Using Website Analytics to Optimize Content Marketing
As I said before, website analytics is encompassed by a holistic marketing analytics approach. Specifically, website analytics that you'd find in a Google Analytics dashboard can be incredibly useful for optimizing your content output and building a broader inbound audience. Key metrics we use to analyze our content marketing efforts include:
Time on page
Bounce rate (navigating away from page after short time)
Page depth (pages viewed per site visit)
Sharing on Facebook or LinkedIn
Tweeting a link
Linking in email
By comparing these analytics between different content offerings (pages of your site), you can see which components of your content strategy actually pull traffic and hold attention. Not limited to marketing, these are the same analytics any news organization would use to judge the success of an article. Under the direction of a marketer, these metrics can inform a marketer what content their audience is interested in.
For example, an industrial piping manufacturer could have two main content offerings: the first about the variety of materials you can use to make pipes and the second about the variety of methods used to join piping. If they find that the content about piping materials recieves more traffic, they can assume there is a larger audience for content about piping materials and continue to produce future content about related topics.
It's important to remember that you should always look further than your website analytics when examining content. Some pages could drive huge levels of traffic—but it might be the wrong kind! When trying to determine whether traffic could produce sales-ready leads, you need to move toward your more in-depth marketing analytics.
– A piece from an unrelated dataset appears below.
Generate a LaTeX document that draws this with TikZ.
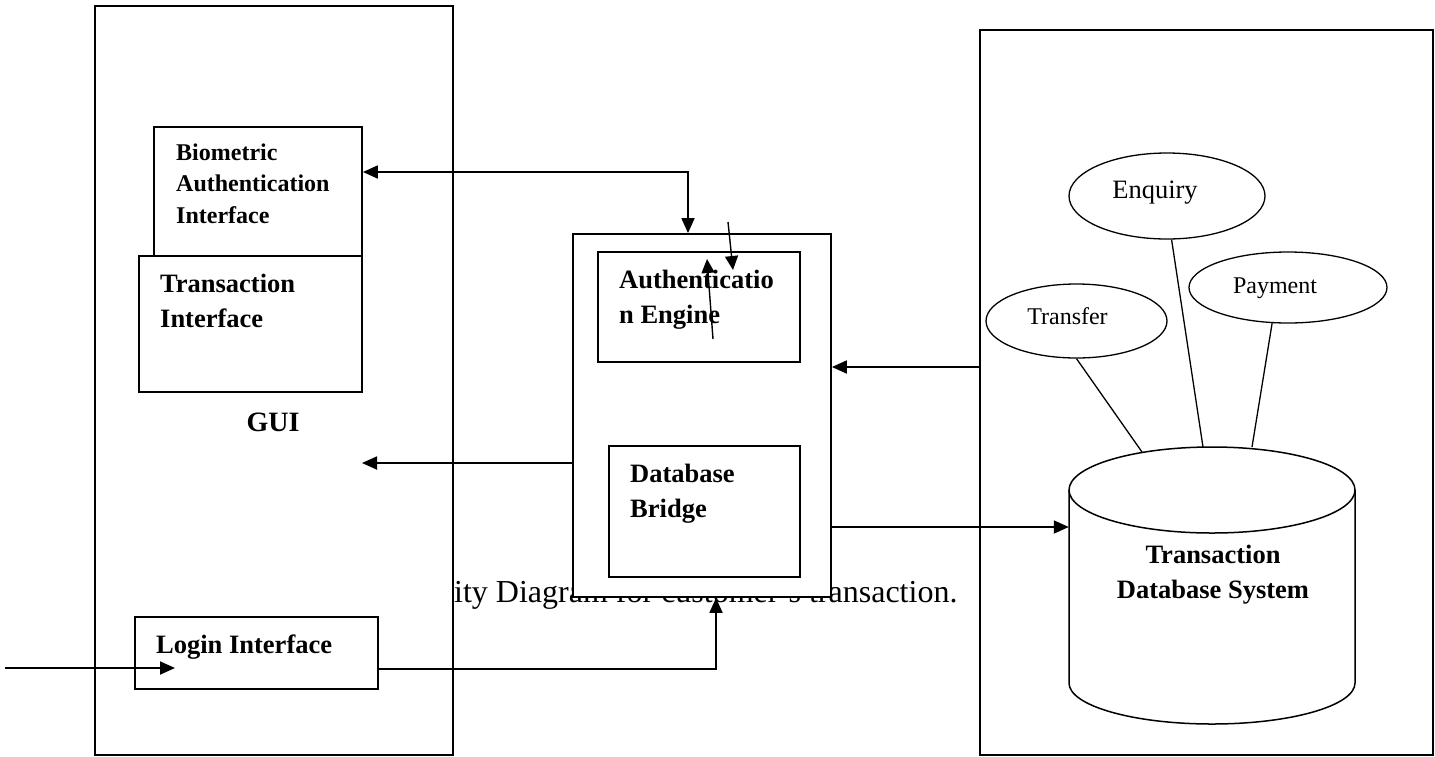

Using Marketing Analytics to Optimize Conversions
Using your marketing software, you can access the analytics that detail your prospects' progress through the sales funnel. You can easily see which pages not only receive traffic but also encourage visitors to move on to convert (usually by submitting their information in a form). You can also tie conversions and sales to certain traffic sources or tracked campaigns.
Quality marketing software will let you attribute a specific prospect's path to purchase by mapping out which blogs they read, which content they downloaded, and which emails they opened. The right marketing software can give you a world of information about your potential buyers that marketers 10 years ago could only dream about.
The marketing metrics we use to measure our website conversion efforts include:
Landing page submissions
Direct referrals (links)
Marketing Qualifed Lead
Sales Qualifed Lead
By product or service
Stage in Buyer's Journey
Now, here's the big caveat about marketing analytics and its role in inbound marketing efforts. No matter what, you'll find this information valuable. But, it's a lot harder to change your actions and fully steep your marketing efforts in the data you produce. Only if you have the experience and empathy to understand how each step impacts the buyer will you see improved results.
Each indicator also points to weaknesses in how you, the marketer, help prospects in their buying process or communicate your competitive advantage. Marketing metrics help you understand which stages of your buyer experience can be optimized, but you have to be ready to actually do the work needed to create improvements.
Steeping your inbound marketing in an analytics mindset is only the first step of a never-ending process to perfect your internet marketing. Analytics are the most specific insights you could have for improving your marketing efforts and revising your strategy. A smart marketer with powerful software is an unstoppable combination that provides your buyers with the best possible content and your sales team with the most qualifed leads. Make sure you have the resources you need to do your job well.